NUM_STAGE2_SECTORS equ (stage2_end-stage2_start+511) / 512
; Number of 512 byte sectors stage2 uses.
stage2_start:
; Insert stage2 binary here. It is done this way since we
; can determine the size(and number of sectors) to load since
; Size = stage2_end-stage2_start
incbin "kernel/kernel.bin"
; End of stage2. Make sure this label is LAST in this file!
stage2_end:
Your Makefile can use some cleaning up. I noticed you added interrupts.o to OBJ manually (since it is an ASM file). I'd recommend collecting all the kernel related .asm files and adding them to the OBJ list. I recommend changing it to this:
SOURCES = $(shell find cpu drivers include kernel libc -name '*.c')
KERN_ASM = $(shell find cpu drivers include kernel libc -name '*.asm')
HEADERS = $(shell find cpu drivers include kernel libc -name '*.h')
OBJ = ${SOURCES:.c=.o} ${KERN_ASM:.asm=.o}
ASM = nasm
CC = gcc
LD = ld -m elf_i386
OBJCOPY = objcopy
CFLAGS = -g -ffreestanding -Wall -Wextra -fno-exceptions -m32 -std=c11 -fno-pic \
-fno-asynchronous-unwind-tables
ifeq ($(shell uname -s),Darwin)
CC = i386-elf-gcc
LD = i386-elf-ld
OBJCOPY = i386-elf-objcopy
endif
all: os-image.bin
run: all
qemu-system-i386 os-image.bin
clean:
rm -rf *.dis *.o *.elf
rm -rf *.bin os-image.bin boot/*.bin kernel/*.bin
rm -rf boot/*.o cpu/*.o drivers/*.o kernel/*.o libc/*.o
# Make a 1.44MiB disk image. Can work for HDA and FDA booting
os-image.bin: kernel/kernel.bin boot/boot.bin
dd if=/dev/zero of=$@ bs=1024 count=1440
dd if=$(word 2,$^) of=$@ conv=notrunc
boot/boot.bin: boot/boot.asm
${ASM} $< -f bin -o $@
kernel/kernel.bin: kernel/kernel.elf
${OBJCOPY} -O binary $^ $@
kernel/kernel.elf: ${OBJ}
${LD} -o $@ -Tlinker.ld $^
%.o: %.c ${HEADERS}
${CC} ${CFLAGS} -c $< -o $@
%.o: %.asm
${ASM} $< -f elf -o $@
%.bin: %.asm
${ASM} $< -f bin -o $@
This make file uses DD to create a 1.44MiB floppy image that can be used as a floppy or hard drive disk image. You will notice I have removed kernel_entry.asm from the explicit dependency list. For this new Makefile to work You must MOVE boot/kernel_entry.asm to kernel/kernel_entry.asm. Ensure you REMOVE boot/kernel_entry.asm.

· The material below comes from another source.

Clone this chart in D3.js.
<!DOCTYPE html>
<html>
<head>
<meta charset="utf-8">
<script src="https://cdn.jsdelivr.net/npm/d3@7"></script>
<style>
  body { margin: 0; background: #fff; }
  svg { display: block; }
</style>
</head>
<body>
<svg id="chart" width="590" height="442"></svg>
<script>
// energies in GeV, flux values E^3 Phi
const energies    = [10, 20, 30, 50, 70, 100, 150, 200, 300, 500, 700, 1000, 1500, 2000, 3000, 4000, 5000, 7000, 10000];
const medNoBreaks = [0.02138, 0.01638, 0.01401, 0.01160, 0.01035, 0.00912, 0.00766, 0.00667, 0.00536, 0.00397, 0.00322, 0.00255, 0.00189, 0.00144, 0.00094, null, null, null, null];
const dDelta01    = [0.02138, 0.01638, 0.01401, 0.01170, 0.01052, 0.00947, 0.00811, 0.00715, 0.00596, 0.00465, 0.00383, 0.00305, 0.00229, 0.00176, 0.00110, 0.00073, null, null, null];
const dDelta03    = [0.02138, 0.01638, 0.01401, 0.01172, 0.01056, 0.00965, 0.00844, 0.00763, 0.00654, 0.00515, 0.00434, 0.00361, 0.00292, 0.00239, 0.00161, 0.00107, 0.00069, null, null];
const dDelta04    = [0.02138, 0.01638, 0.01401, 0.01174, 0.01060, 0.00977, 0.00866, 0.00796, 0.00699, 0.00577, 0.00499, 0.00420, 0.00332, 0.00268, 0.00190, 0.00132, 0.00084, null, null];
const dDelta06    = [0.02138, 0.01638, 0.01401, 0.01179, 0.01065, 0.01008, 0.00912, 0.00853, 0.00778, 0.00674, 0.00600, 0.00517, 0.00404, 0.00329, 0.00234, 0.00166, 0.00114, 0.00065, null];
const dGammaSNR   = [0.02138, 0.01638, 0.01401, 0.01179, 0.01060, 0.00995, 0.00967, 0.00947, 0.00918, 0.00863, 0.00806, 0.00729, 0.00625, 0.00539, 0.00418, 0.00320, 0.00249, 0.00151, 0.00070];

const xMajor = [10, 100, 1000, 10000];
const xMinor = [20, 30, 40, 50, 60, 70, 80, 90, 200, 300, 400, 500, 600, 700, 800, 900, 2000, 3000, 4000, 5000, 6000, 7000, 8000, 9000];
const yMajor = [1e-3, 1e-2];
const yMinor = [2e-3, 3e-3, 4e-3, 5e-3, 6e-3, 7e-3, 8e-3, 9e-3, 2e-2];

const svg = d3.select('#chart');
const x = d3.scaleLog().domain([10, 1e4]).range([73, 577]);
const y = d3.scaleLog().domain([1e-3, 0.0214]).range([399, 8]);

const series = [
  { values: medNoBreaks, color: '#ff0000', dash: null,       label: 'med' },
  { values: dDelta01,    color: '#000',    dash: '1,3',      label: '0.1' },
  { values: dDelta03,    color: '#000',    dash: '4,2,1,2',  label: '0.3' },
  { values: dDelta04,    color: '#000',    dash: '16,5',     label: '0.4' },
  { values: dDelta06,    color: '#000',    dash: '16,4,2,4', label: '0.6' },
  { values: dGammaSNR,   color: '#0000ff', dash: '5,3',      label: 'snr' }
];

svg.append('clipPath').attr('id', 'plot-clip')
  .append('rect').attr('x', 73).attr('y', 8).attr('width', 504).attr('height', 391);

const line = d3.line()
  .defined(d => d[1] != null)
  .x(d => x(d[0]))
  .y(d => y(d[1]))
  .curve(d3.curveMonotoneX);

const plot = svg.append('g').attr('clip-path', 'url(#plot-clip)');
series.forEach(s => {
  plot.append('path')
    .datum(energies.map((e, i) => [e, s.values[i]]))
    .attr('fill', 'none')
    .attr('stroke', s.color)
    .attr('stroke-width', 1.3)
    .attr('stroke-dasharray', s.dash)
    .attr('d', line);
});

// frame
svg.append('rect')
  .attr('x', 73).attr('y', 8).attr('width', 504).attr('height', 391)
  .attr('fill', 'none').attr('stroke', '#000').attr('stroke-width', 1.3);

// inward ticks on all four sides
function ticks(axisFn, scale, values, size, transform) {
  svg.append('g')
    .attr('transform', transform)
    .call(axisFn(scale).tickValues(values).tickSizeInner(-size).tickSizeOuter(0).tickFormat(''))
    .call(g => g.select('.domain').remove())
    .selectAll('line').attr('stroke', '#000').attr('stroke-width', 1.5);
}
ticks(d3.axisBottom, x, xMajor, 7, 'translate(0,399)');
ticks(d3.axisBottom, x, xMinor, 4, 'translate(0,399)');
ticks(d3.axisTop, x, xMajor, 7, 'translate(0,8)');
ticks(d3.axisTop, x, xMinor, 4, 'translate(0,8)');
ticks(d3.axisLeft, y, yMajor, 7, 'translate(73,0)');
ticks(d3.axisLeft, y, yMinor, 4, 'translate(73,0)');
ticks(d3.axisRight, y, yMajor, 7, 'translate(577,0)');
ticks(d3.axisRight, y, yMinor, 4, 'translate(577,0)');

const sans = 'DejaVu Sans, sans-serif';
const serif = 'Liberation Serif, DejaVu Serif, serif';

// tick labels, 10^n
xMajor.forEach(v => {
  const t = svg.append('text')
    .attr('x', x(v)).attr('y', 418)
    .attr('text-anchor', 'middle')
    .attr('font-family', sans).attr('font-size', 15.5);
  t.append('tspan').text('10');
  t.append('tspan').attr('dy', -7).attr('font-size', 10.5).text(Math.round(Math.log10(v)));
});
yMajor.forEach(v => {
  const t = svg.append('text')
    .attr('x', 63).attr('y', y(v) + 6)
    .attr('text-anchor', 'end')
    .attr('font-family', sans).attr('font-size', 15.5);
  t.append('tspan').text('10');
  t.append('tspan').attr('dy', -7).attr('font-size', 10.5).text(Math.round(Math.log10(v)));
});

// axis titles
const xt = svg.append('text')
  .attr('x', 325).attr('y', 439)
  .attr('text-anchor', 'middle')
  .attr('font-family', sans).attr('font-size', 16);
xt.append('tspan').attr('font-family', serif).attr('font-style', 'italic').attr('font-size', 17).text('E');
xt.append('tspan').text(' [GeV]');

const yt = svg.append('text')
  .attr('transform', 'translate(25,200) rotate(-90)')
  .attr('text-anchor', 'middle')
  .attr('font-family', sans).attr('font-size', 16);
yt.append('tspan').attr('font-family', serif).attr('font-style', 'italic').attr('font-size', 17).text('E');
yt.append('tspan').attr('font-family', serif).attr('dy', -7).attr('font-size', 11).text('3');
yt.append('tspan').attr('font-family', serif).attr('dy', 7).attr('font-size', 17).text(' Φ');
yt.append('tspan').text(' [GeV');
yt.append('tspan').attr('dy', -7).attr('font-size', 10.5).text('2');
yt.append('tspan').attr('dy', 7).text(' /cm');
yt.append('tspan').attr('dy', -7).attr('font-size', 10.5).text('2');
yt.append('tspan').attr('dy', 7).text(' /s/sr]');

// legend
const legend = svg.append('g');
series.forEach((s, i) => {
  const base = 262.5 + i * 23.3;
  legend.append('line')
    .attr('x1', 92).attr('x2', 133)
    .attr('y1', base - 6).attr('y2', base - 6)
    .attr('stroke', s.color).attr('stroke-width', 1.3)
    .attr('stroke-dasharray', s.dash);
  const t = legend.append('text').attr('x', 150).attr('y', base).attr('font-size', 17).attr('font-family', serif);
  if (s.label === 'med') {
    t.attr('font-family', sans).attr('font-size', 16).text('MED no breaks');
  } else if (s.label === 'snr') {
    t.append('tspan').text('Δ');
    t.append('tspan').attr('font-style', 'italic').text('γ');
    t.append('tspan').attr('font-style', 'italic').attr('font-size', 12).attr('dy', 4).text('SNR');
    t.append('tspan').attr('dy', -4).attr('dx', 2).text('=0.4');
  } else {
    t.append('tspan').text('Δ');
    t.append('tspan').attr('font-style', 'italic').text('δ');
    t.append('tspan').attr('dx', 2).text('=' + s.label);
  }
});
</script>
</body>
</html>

Modify kernel/kernel_entry.asm to use section .text.entry and zero out the BSS. It can look like this:
global _start
bits 32
extern kernel_main
extern __bss_start
extern __bss_sizel
section .text.entry
_start:
; Zero out the BSS memory area a DWORD at a time
; since the memory isn't guaranteed to already be zero
xor eax, eax
mov ecx, __bss_sizel
mov edi, __bss_start
rep stosd
; Call C entry point of kernel
call kernel_main
jmp $
The linker script linker.ld that works with these changes is as follows:
OUTPUT_FORMAT(elf32-i386)
SECTIONS {
. = 0x1000;
.text : SUBALIGN(4)
{
*(.text.entry) /* Ensure .text.entry appears first */
*(.text*)
*(.rodata*)
*(.data)
}
.bss : SUBALIGN(4) {
__bss_start = .;
*(COMMON) /* all COMMON sections from all files */
*(.bss) /* all BSS sections from all files */
}
. = ALIGN(4);
__bss_end = .;
__bss_sizeb = __bss_end - __bss_start; /* BSS size in bytes */
__bss_sizel = (__bss_end - __bss_start) / 4; /* BSS size in longs/DWORDs */
/DISCARD/ : { /* Remove Unneeded sections */
*(.eh_frame);
*(.comment);
}
end = .; _end = .; __end = .;
}
It handles all the normal segments you'd generally see in an ELF file for a basic OS. It also uses a special .entry.text section to ensure the code in kernel/kernel_entry.asm comes first.